**Task to complete:**
Copy exactly the lines from the start of the material through the line with "const flowTicks = [0, 70, 140, 210, 280];". Pictures stay out of the copy.

=====

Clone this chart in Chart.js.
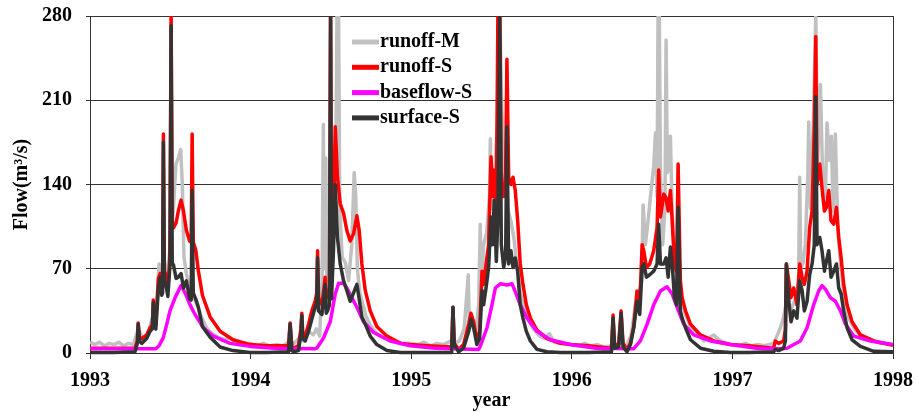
<!DOCTYPE html>
<html>
<head>
<meta charset="utf-8">
<script src="https://cdn.jsdelivr.net/npm/chart.js@4.4.1/dist/chart.umd.min.js"></script>
<style>
  html, body { margin: 0; padding: 0; background: #fff; }
  #wrap { width: 918px; height: 413px; }
</style>
</head>
<body>
<div id="wrap"><canvas id="flowChart" width="918" height="413"></canvas></div>
<script>
const FONT_FAMILY = "'Liberation Serif', 'Times New Roman', serif";

const yearTicks = [1993, 1994, 1995, 1996, 1997, 1998];
const flowTicks = [0, 70, 140, 210, 280];

// simulated runoff and surface flow share the same time steps (decimal year)
const sTime = [
  1993.000, 1993.150, 1993.280, 1993.295, 1993.300, 1993.308, 1993.322, 1993.353, 1993.374, 1993.388, 1993.394, 1993.400, 1993.410, 1993.426, 1993.437, 1993.447, 1993.452, 1993.457, 1993.463, 1993.472, 1993.485, 1993.498, 1993.505, 1993.512, 1993.520, 1993.536, 1993.550, 1993.567, 1993.582, 1993.600, 1993.620, 1993.630, 1993.636, 1993.643, 1993.658, 1993.675, 1993.700, 1993.748, 1993.810, 1993.890, 1993.997,
  1994.100, 1994.236, 1994.246, 1994.257, 1994.267, 1994.298, 1994.313, 1994.319, 1994.325, 1994.340, 1994.361, 1994.381, 1994.402, 1994.412, 1994.417, 1994.423, 1994.444, 1994.458, 1994.464, 1994.471, 1994.479, 1994.491, 1994.498, 1994.504, 1994.516, 1994.527, 1994.541, 1994.558, 1994.579, 1994.599, 1994.620, 1994.641, 1994.662, 1994.676, 1994.693, 1994.714, 1994.745, 1994.786, 1994.849, 1994.932, 1994.994,
  1995.100, 1995.252, 1995.260, 1995.268, 1995.295, 1995.326, 1995.358, 1995.372, 1995.389, 1995.409, 1995.426, 1995.441, 1995.451, 1995.466, 1995.482, 1995.497, 1995.507, 1995.517, 1995.530, 1995.540, 1995.551, 1995.561, 1995.576, 1995.588, 1995.596, 1995.607, 1995.621, 1995.634, 1995.648, 1995.663, 1995.679, 1995.696, 1995.717, 1995.742, 1995.783, 1995.846, 1995.929, 1995.991,
  1996.100, 1996.247, 1996.257, 1996.267, 1996.292, 1996.307, 1996.319, 1996.344, 1996.365, 1996.386, 1996.406, 1996.423, 1996.438, 1996.448, 1996.465, 1996.485, 1996.510, 1996.531, 1996.541, 1996.552, 1996.573, 1996.587, 1996.600, 1996.614, 1996.625, 1996.639, 1996.652, 1996.662, 1996.676, 1996.687, 1996.708, 1996.739, 1996.801, 1996.884, 1996.988,
  1997.100, 1997.257, 1997.267, 1997.288, 1997.319, 1997.330, 1997.336, 1997.351, 1997.365, 1997.382, 1997.402, 1997.419, 1997.434, 1997.448, 1997.465, 1997.481, 1997.496, 1997.510, 1997.519, 1997.527, 1997.544, 1997.558, 1997.573, 1997.585, 1997.600, 1997.614, 1997.631, 1997.648, 1997.662, 1997.677, 1997.693, 1997.714, 1997.745, 1997.797, 1997.880, 1998.000,
];

const runoffS = [
  4, 4, 4, 10, 25, 13, 12, 15, 21, 23, 44, 25, 24, 62, 66, 52, 55, 182, 68, 65, 55, 80, 285, 110, 104, 108, 118, 127, 118, 102, 93, 92, 182, 92, 86, 68, 48, 30, 18, 11, 7,
  6, 6, 25, 5, 4, 6, 20, 33, 15, 14, 24, 35, 43, 50, 85, 46, 40, 55, 63, 46, 46, 54, 285, 90, 110, 188, 146, 124, 116, 102, 93, 99, 114, 102, 74, 52, 35, 22, 14, 8, 7,
  6, 5, 38, 8, 3, 7, 24, 33, 26, 10, 18, 68, 57, 74, 90, 163, 130, 152, 118, 285, 290, 140, 130, 150, 244, 146, 140, 146, 135, 110, 74, 57, 40, 29, 19, 12, 8, 7,
  6, 4, 31.5, 5, 8, 35, 8, 3, 8, 22, 51.5, 40, 90, 85, 71, 74, 85, 104, 152, 113, 132, 129, 118, 135, 110, 74, 68, 157, 60, 46, 35, 24, 15, 10, 7,
  6, 4, 10, 8, 10, 20, 74, 60, 46, 54, 40, 74, 63, 57, 68, 104, 118, 188, 263, 140, 157, 137, 118, 121, 135, 110, 107, 121, 96, 79, 57, 40, 26, 15, 10, 6.5,
];

const surfaceS = [
  0.5, 0.5, 1, 8, 24, 10, 8, 12, 18, 20, 42, 22, 20, 54, 63, 48, 50, 175, 60, 57, 47, 73, 272, 75, 73, 62, 63, 66, 54, 60, 45, 44, 135, 50, 45, 38, 22, 13, 5, 2, 0.5,
  0.5, 1, 24, 2, 1, 2, 15, 31, 12, 10, 18, 28, 38, 42, 79, 35, 32, 50, 57, 33, 35, 40, 285, 45, 85, 140, 96, 74, 60, 52, 43, 50, 57, 45, 30, 24, 14, 7, 2, 0.5, 0.5,
  0.5, 0.5, 38, 7, 1, 4, 18, 28, 21, 7, 12, 52, 40, 54, 71, 113, 90, 127, 76, 113, 290, 90, 71, 80, 188, 74, 85, 71, 79, 68, 40, 29, 18, 10, 3, 1, 0.5, 0.5,
  0.5, 1, 29, 4, 5, 33, 5, 1, 7, 21, 43, 32, 71, 74, 63, 65, 68, 74, 107, 74, 74, 79, 63, 88, 74, 46, 40, 121, 35, 29, 21, 11, 4, 1.4, 0.5,
  0.5, 1, 3, 2, 4, 10, 74, 43, 26, 35, 29, 60, 52, 35, 43, 65, 74, 90, 213, 90, 96, 85, 68, 76, 85, 63, 68, 74, 54, 49, 35, 21, 11, 5.5, 1.4, 1,
];

const bTime = [
  1993.000, 1993.410, 1993.430, 1993.457, 1993.480, 1993.498, 1993.530, 1993.567, 1993.592, 1993.623, 1993.654, 1993.706, 1993.768, 1993.872, 1993.997,
  1994.150, 1994.400, 1994.412, 1994.454, 1994.496, 1994.527, 1994.548, 1994.579, 1994.599, 1994.630, 1994.662, 1994.703, 1994.766, 1994.869, 1994.994,
  1995.150, 1995.420, 1995.430, 1995.472, 1995.503, 1995.524, 1995.555, 1995.596, 1995.628, 1995.648, 1995.679, 1995.721, 1995.783, 1995.866, 1995.991,
  1996.150, 1996.386, 1996.427, 1996.469, 1996.510, 1996.552, 1996.593, 1996.625, 1996.656, 1996.697, 1996.760, 1996.863, 1996.988,
  1997.150, 1997.299, 1997.340, 1997.382, 1997.423, 1997.465, 1997.506, 1997.537, 1997.558, 1997.579, 1997.610, 1997.641, 1997.673, 1997.704, 1997.756, 1997.860, 1998.000,
];

const baseflowS = [
  3.5, 3.5, 6, 13, 25, 35, 46, 56, 50, 40, 32, 21, 14, 8, 5.5,
  4, 3.5, 4, 12.5, 26, 49, 58, 58, 54, 46, 38, 26, 17, 10, 6,
  4, 3, 5.5, 21, 40, 54, 57.5, 56.5, 57.5, 51, 40, 29, 18, 11, 7,
  4, 3.6, 10, 24, 40, 51.5, 55, 49, 38, 24, 15, 10, 7,
  4, 3.5, 4, 7, 10, 21, 40, 51.5, 56, 53, 46, 43, 35, 24, 14, 10, 7,
];

const mTime = [
  1993.00, 1993.03, 1993.06, 1993.09, 1993.12, 1993.15, 1993.18, 1993.21, 1993.24, 1993.27, 1993.30, 1993.33, 1993.36, 1993.39, 1993.41, 1993.43, 1993.445, 1993.46, 1993.48, 1993.50, 1993.52, 1993.535, 1993.55, 1993.565, 1993.575, 1993.585, 1993.60, 1993.62, 1993.64, 1993.66, 1993.68, 1993.70, 1993.73, 1993.76, 1993.80, 1993.84, 1993.87, 1993.90, 1993.95,
  1994.00, 1994.04, 1994.08, 1994.12, 1994.16, 1994.20, 1994.246, 1994.27, 1994.30, 1994.33, 1994.36, 1994.39, 1994.41, 1994.43, 1994.445, 1994.453, 1994.46, 1994.468, 1994.475, 1994.49, 1994.51, 1994.53, 1994.538, 1994.548, 1994.555, 1994.57, 1994.59, 1994.61, 1994.63, 1994.645, 1994.655, 1994.665, 1994.68, 1994.70, 1994.72, 1994.75, 1994.78, 1994.82, 1994.86, 1994.90, 1994.95,
  1995.00, 1995.04, 1995.08, 1995.12, 1995.16, 1995.20, 1995.25, 1995.27, 1995.30, 1995.33, 1995.355, 1995.362, 1995.38, 1995.40, 1995.42, 1995.43, 1995.437, 1995.45, 1995.47, 1995.487, 1995.493, 1995.50, 1995.52, 1995.54, 1995.555, 1995.565, 1995.58, 1995.60, 1995.62, 1995.64, 1995.66, 1995.68, 1995.70, 1995.73, 1995.76, 1995.80, 1995.83, 1995.86, 1995.89, 1995.94,
  1996.00, 1996.04, 1996.08, 1996.12, 1996.16, 1996.20, 1996.25, 1996.30, 1996.34, 1996.37, 1996.396, 1996.417, 1996.435, 1996.444, 1996.458, 1996.475, 1996.490, 1996.510, 1996.521, 1996.531, 1996.537, 1996.545, 1996.552, 1996.566, 1996.580, 1996.587, 1996.595, 1996.605, 1996.614, 1996.625, 1996.645, 1996.676, 1996.708, 1996.739, 1996.780, 1996.822, 1996.884, 1996.926, 1996.988,
  1997.00, 1997.04, 1997.08, 1997.12, 1997.16, 1997.20, 1997.257, 1997.28, 1997.299, 1997.319, 1997.34, 1997.361, 1997.392, 1997.412, 1997.419, 1997.426, 1997.440, 1997.454, 1997.470, 1997.475, 1997.486, 1997.506, 1997.519, 1997.531, 1997.548, 1997.562, 1997.579, 1997.589, 1997.604, 1997.616, 1997.627, 1997.641, 1997.656, 1997.673, 1997.693, 1997.724, 1997.756, 1997.797, 1997.860, 1997.922, 1998.00,
];

const runoffM = [
  9, 7, 9, 6, 8, 7, 9, 6, 8, 7, 20, 12, 16, 30, 28, 74, 55, 80, 60, 90, 121, 157, 162, 169, 140, 80, 66, 55, 48, 42, 35, 28, 20, 16, 13, 11, 13, 9, 8,
  8, 6, 8, 6, 7, 6, 10, 8, 12, 10, 18, 15, 20, 14, 60, 190, 70, 162, 60, 90, 110, 150, 282, 282, 120, 80, 75, 60, 90, 150, 130, 70, 50, 40, 30, 22, 17, 13, 12, 10, 8,
  8, 7, 9, 6, 8, 7, 10, 8, 10, 20, 65, 20, 24, 15, 40, 107, 50, 90, 100, 130, 178, 120, 150, 200, 260, 200, 150, 120, 110, 95, 70, 50, 38, 28, 20, 14, 12, 16, 9, 8,
  7, 6, 8, 6, 7, 5, 6, 8, 6, 15, 40, 49, 60, 123, 90, 110, 130, 155, 183, 130, 280, 282, 150, 90, 120, 260, 150, 154, 180, 118, 63, 46, 32, 22, 17, 10, 15, 10, 7,
  7, 6, 8, 6, 7, 6, 8, 15, 21, 30, 45, 35, 45, 60, 146, 70, 75, 90, 150, 192, 120, 200, 282, 160, 223, 146, 130, 191, 160, 180, 118, 182, 104, 74, 49, 29, 21, 15, 11, 8, 7,
];

function toPoints(times, values) {
  return times.map((t, i) => ({ x: t, y: values[i] }));
}

function lineDataset(label, color, points, order) {
  return {
    label: label,
    data: points,
    borderColor: color,
    backgroundColor: color,
    borderWidth: 3.5,
    borderJoinStyle: "round",
    pointRadius: 0,
    tension: 0,
    fill: false,
    order: order,
    clip: { left: 0, top: 0, right: 0, bottom: 3 },
  };
}

// legend sits inside the plot, drawn by hand like the original figure
const insideLegend = {
  id: "insideLegend",
  beforeDatasetsDraw(chart) {
    const area = chart.chartArea;
    const ctx = chart.ctx;
    ctx.save();
    ctx.strokeStyle = "#333";
    ctx.lineWidth = 1;
    ctx.beginPath();
    ctx.moveTo(area.right + 0.5, area.top);
    ctx.lineTo(area.right + 0.5, area.bottom + 6);
    ctx.stroke();
    ctx.restore();
  },
  afterDatasetsDraw(chart) {
    const ctx = chart.ctx;
    const left = 352;
    const top = 42;
    const row = 25.3;
    ctx.save();
    ctx.font = "bold 20px " + FONT_FAMILY;
    ctx.textBaseline = "middle";
    chart.data.datasets.forEach((ds, i) => {
      const y = top + i * row;
      ctx.strokeStyle = ds.borderColor;
      ctx.lineWidth = 5;
      ctx.beginPath();
      ctx.moveTo(left, y);
      ctx.lineTo(left + 27, y);
      ctx.stroke();
      ctx.fillStyle = "#000";
      ctx.fillText(ds.label, left + 28, y);
    });
    ctx.restore();
  },
};

const ctx = document.getElementById("flowChart").getContext("2d");
new Chart(ctx, {
  type: "line",
  data: {
    datasets: [
      lineDataset("runoff-M", "#c0c0c0", toPoints(mTime, runoffM), 4),
      lineDataset("runoff-S", "#ff0000", toPoints(sTime, runoffS), 3),
      lineDataset("baseflow-S", "#ff00ff", toPoints(bTime, baseflowS), 2),
      lineDataset("surface-S", "#333333", toPoints(sTime, surfaceS), 1),
    ],
  },
  options: {
    responsive: false,
    animation: false,
    layout: { padding: { top: 16, right: 25, left: 0, bottom: 0 } },
    plugins: {
      legend: { display: false },
      tooltip: { enabled: false },
    },
    scales: {
      x: {
        type: "linear",
        min: yearTicks[0],
        max: yearTicks[yearTicks.length - 1],
        afterBuildTicks: (scale) => {
          scale.ticks = yearTicks.map((v) => ({ value: v }));
        },
        afterFit: (scale) => {
          scale.height = 60;
          scale.paddingLeft = 0;
          scale.paddingRight = 0;
        },
        ticks: {
          callback: (v) => String(v),
          color: "#000",
          padding: 10,
          maxRotation: 0,
          font: { family: FONT_FAMILY, size: 20, weight: "bold" },
        },
        grid: { drawOnChartArea: false, drawTicks: true, tickLength: 6, color: "#333" },
        border: { display: true, color: "#333", width: 1 },
        title: {
          display: true,
          text: "year",
          color: "#000",
          padding: { top: 0, bottom: 0 },
          font: { family: FONT_FAMILY, size: 20, weight: "bold" },
        },
      },
      y: {
        type: "linear",
        min: flowTicks[0],
        max: flowTicks[flowTicks.length - 1],
        afterBuildTicks: (scale) => {
          scale.ticks = flowTicks.map((v) => ({ value: v }));
        },
        afterFit: (scale) => {
          scale.width = 90;
          scale.paddingTop = 0;
          scale.paddingBottom = 0;
        },
        ticks: {
          callback: (v) => String(v),
          color: "#000",
          padding: 14,
          font: { family: FONT_FAMILY, size: 20, weight: "bold" },
        },
        grid: { color: "#333", lineWidth: 1, drawTicks: true, tickLength: 4 },
        border: { display: true, color: "#333", width: 1 },
        title: {
          display: true,
          text: "Flow(m³/s)",
          color: "#000",
          padding: { top: 10, bottom: 0 },
          font: { family: FONT_FAMILY, size: 20, weight: "bold" },
        },
      },
    },
  },
  plugins: [insideLegend],
});
</script>
</body>
</html>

=====

**The output:**
Clone this chart in Chart.js.
<!DOCTYPE html>
<html>
<head>
<meta charset="utf-8">
<script src="https://cdn.jsdelivr.net/npm/chart.js@4.4.1/dist/chart.umd.min.js"></script>
<style>
  html, body { margin: 0; padding: 0; background: #fff; }
  #wrap { width: 918px; height: 413px; }
</style>
</head>
<body>
<div id="wrap"><canvas id="flowChart" width="918" height="413"></canvas></div>
<script>
const FONT_FAMILY = "'Liberation Serif', 'Times New Roman', serif";

const yearTicks = [1993, 1994, 1995, 1996, 1997, 1998];
const flowTicks = [0, 70, 140, 210, 280];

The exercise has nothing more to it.